## EXERCISE OBJECTIVE
Collect all lines from the listing that include the string "with".

## SUPPLIED ENTRIES
□ □ □ □ □ □ □

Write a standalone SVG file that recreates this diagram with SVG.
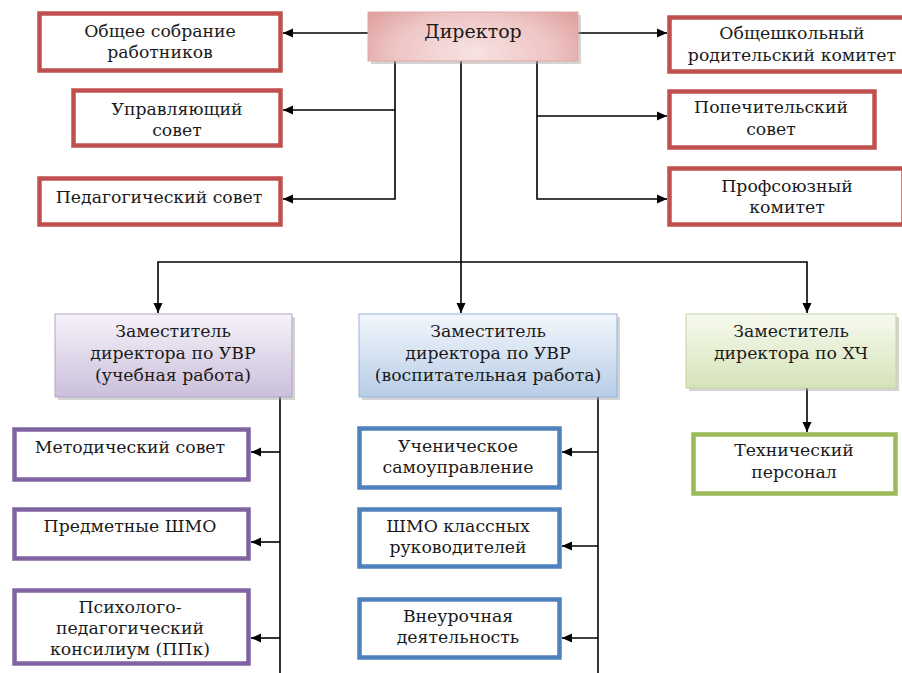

□ □ □ □ □ □ □

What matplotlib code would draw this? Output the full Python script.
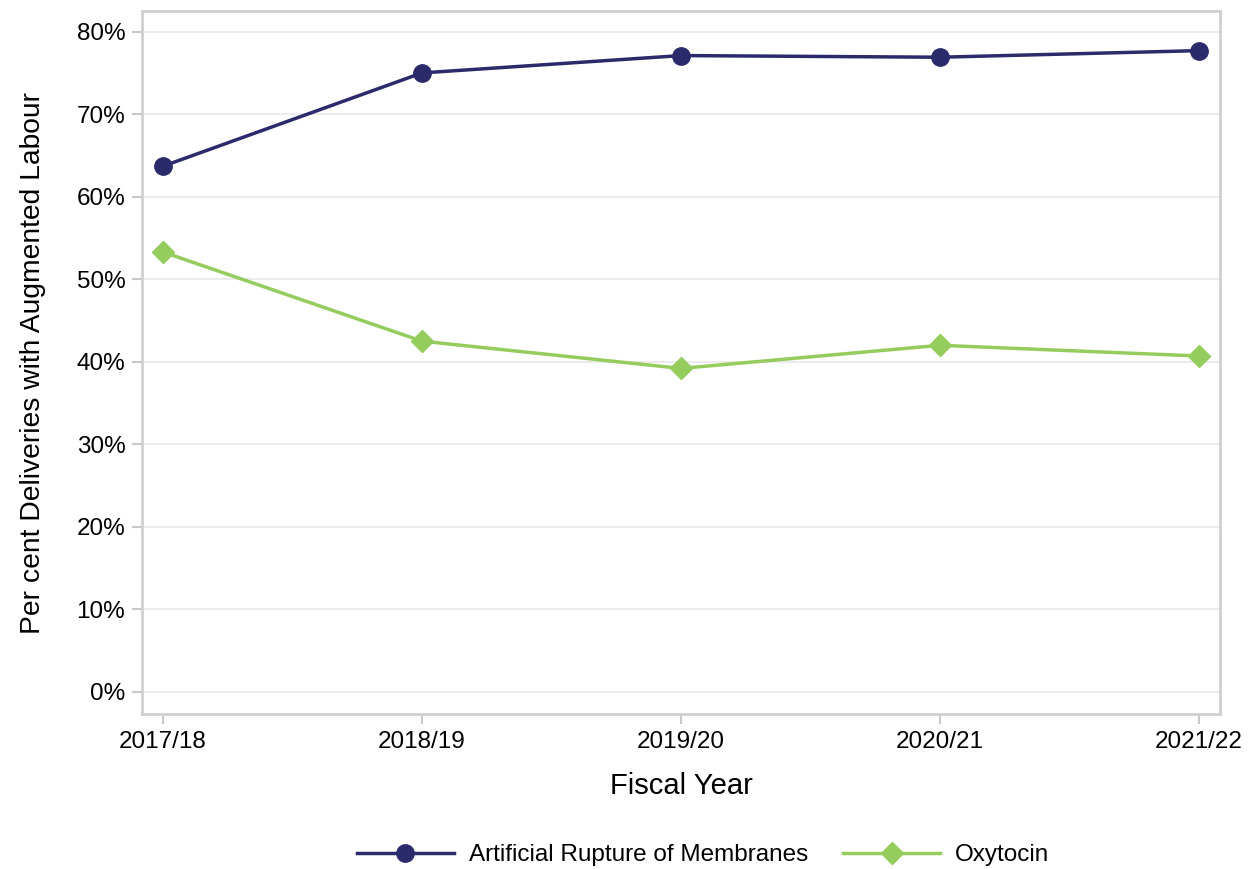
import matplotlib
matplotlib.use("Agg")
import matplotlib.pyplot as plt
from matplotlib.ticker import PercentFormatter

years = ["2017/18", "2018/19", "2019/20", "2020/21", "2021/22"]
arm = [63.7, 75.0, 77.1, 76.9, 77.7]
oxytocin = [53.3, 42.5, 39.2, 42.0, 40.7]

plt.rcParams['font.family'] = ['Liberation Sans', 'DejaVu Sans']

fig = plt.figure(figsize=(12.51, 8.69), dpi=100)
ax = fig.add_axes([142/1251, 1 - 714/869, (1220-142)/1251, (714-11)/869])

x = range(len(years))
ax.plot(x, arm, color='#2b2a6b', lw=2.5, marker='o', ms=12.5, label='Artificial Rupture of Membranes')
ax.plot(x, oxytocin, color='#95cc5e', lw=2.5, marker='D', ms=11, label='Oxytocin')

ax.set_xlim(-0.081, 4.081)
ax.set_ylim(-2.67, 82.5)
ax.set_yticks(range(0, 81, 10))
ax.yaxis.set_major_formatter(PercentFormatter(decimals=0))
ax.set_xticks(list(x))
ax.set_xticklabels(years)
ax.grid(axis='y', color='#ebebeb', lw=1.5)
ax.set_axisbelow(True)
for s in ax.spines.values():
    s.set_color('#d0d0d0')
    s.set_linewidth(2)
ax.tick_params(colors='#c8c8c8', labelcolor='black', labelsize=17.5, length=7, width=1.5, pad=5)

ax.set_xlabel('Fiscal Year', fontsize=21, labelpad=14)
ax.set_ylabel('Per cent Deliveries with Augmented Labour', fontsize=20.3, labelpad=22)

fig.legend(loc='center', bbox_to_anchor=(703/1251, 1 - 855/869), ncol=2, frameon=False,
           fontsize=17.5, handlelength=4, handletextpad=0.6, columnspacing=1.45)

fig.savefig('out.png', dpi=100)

□ □ □ □ □ □ □

## RESULT OF THE TASK
Write a standalone SVG file that recreates this diagram with SVG.
ax.set_ylabel('Per cent Deliveries with Augmented Labour', fontsize=20.3, labelpad=22)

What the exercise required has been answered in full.